Leave the pictures out, and output exactly the lines from the one containing "Output the Python" through the one containing "start_te = [-0.970, -0.975, -0.970, -0.975, -0.970]".

■ SUPPLIED RECORDS

-------------------------

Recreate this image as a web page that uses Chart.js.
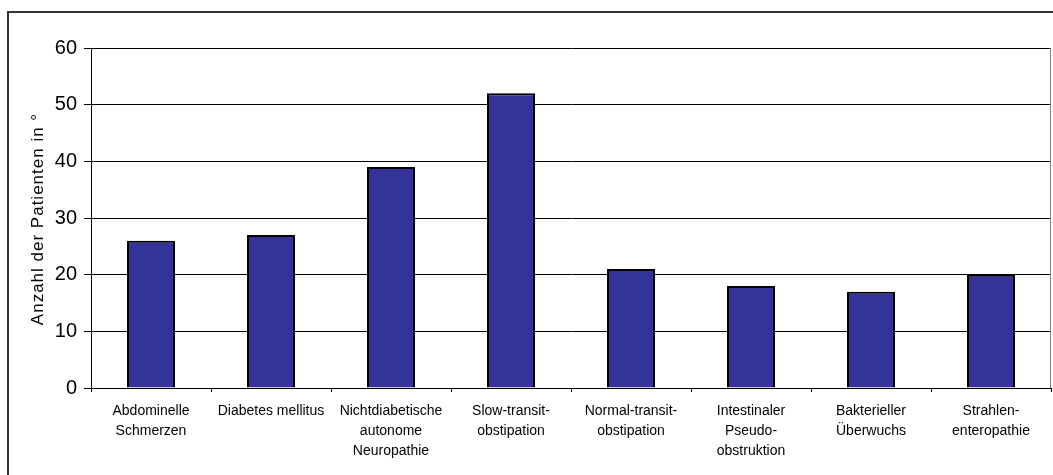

-------------------------

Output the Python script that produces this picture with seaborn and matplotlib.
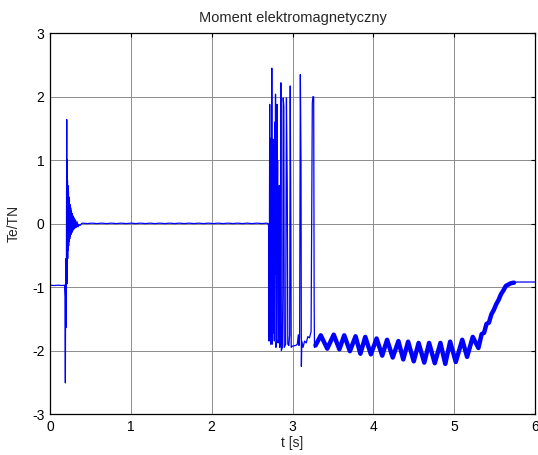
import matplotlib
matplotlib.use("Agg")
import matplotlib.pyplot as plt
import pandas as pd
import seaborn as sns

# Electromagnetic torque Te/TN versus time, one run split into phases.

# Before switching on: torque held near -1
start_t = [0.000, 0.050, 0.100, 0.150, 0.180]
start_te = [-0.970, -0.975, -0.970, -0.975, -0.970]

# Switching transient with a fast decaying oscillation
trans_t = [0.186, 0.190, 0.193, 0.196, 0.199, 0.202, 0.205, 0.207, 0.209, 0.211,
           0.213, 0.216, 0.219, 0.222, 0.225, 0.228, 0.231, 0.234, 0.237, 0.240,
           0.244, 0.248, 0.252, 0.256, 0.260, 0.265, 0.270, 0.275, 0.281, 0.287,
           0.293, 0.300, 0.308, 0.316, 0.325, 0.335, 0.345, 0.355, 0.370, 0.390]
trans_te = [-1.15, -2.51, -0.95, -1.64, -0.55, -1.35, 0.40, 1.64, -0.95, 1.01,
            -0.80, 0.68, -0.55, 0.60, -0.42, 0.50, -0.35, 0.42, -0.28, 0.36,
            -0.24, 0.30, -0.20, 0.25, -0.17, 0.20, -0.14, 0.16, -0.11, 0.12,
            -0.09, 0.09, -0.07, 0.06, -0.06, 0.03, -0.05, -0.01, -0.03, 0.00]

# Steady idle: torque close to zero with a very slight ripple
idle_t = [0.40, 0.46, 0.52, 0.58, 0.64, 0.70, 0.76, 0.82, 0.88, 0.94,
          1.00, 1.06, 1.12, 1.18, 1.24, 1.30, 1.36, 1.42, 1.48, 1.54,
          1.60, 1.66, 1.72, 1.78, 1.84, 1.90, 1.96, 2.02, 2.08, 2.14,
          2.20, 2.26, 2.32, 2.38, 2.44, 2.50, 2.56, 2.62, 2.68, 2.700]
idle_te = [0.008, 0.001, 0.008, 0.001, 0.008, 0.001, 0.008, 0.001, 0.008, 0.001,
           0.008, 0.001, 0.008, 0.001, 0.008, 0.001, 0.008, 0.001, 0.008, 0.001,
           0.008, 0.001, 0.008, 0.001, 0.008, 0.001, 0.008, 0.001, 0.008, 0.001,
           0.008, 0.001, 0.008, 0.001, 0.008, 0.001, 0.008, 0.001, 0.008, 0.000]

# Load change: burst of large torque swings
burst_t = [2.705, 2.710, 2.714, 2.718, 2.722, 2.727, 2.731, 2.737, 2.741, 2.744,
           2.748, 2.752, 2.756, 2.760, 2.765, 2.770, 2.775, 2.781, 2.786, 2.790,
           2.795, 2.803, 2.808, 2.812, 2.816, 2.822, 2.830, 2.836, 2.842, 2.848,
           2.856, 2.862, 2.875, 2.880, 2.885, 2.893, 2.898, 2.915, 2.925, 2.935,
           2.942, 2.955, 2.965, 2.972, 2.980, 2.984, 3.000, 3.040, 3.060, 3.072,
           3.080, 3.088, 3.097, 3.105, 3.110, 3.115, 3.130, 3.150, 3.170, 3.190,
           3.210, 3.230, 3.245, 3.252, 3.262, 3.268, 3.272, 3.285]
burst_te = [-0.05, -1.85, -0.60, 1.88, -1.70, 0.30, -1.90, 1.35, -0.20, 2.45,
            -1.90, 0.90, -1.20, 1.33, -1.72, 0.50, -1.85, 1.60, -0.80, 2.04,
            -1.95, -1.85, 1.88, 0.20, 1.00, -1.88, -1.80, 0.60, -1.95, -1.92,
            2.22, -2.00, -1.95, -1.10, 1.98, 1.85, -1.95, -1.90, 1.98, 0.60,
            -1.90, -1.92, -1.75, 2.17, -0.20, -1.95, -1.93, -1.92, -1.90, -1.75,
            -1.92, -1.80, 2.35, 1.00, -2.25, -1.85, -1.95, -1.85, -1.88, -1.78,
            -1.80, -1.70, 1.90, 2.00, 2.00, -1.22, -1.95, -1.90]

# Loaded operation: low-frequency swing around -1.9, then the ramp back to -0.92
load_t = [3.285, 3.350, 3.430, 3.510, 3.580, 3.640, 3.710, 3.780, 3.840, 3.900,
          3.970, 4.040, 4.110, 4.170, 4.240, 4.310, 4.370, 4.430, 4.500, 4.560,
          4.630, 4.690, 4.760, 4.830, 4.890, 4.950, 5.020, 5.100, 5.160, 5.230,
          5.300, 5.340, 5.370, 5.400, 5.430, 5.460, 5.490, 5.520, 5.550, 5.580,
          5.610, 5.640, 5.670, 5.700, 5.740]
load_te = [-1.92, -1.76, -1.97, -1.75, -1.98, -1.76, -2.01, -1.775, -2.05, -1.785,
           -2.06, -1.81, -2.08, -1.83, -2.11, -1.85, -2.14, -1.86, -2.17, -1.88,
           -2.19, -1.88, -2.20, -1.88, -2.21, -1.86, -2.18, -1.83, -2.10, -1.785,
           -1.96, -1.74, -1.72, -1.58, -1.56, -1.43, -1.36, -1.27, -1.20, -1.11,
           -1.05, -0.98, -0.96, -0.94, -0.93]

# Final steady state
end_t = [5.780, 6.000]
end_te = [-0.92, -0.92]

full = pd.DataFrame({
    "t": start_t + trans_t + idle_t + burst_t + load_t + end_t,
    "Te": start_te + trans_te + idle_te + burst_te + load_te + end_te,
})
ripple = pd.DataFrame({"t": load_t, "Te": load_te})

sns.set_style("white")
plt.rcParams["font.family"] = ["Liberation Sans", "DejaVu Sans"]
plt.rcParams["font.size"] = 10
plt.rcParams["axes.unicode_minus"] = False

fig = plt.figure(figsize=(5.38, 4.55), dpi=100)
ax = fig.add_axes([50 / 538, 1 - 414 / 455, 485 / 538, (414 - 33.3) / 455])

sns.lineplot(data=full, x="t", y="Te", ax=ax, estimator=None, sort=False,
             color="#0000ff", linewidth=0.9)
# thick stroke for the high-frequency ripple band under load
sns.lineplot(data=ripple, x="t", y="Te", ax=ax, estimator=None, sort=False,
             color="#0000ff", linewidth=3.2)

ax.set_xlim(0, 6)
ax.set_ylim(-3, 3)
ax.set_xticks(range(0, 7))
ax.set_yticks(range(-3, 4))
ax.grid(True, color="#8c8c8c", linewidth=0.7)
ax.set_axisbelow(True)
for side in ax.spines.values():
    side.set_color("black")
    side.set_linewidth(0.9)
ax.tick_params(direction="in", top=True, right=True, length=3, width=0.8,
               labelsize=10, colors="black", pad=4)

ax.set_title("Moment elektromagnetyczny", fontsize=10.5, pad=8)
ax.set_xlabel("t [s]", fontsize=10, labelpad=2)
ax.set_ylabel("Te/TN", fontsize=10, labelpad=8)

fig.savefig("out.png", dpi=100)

-------------------------

■ EXERCISE RESPONSE
Output the Python script that produces this picture with seaborn and matplotlib.
import matplotlib
matplotlib.use("Agg")
import matplotlib.pyplot as plt
import pandas as pd
import seaborn as sns

# Electromagnetic torque Te/TN versus time, one run split into phases.

# Before switching on: torque held near -1
start_t = [0.000, 0.050, 0.100, 0.150, 0.180]
start_te = [-0.970, -0.975, -0.970, -0.975, -0.970]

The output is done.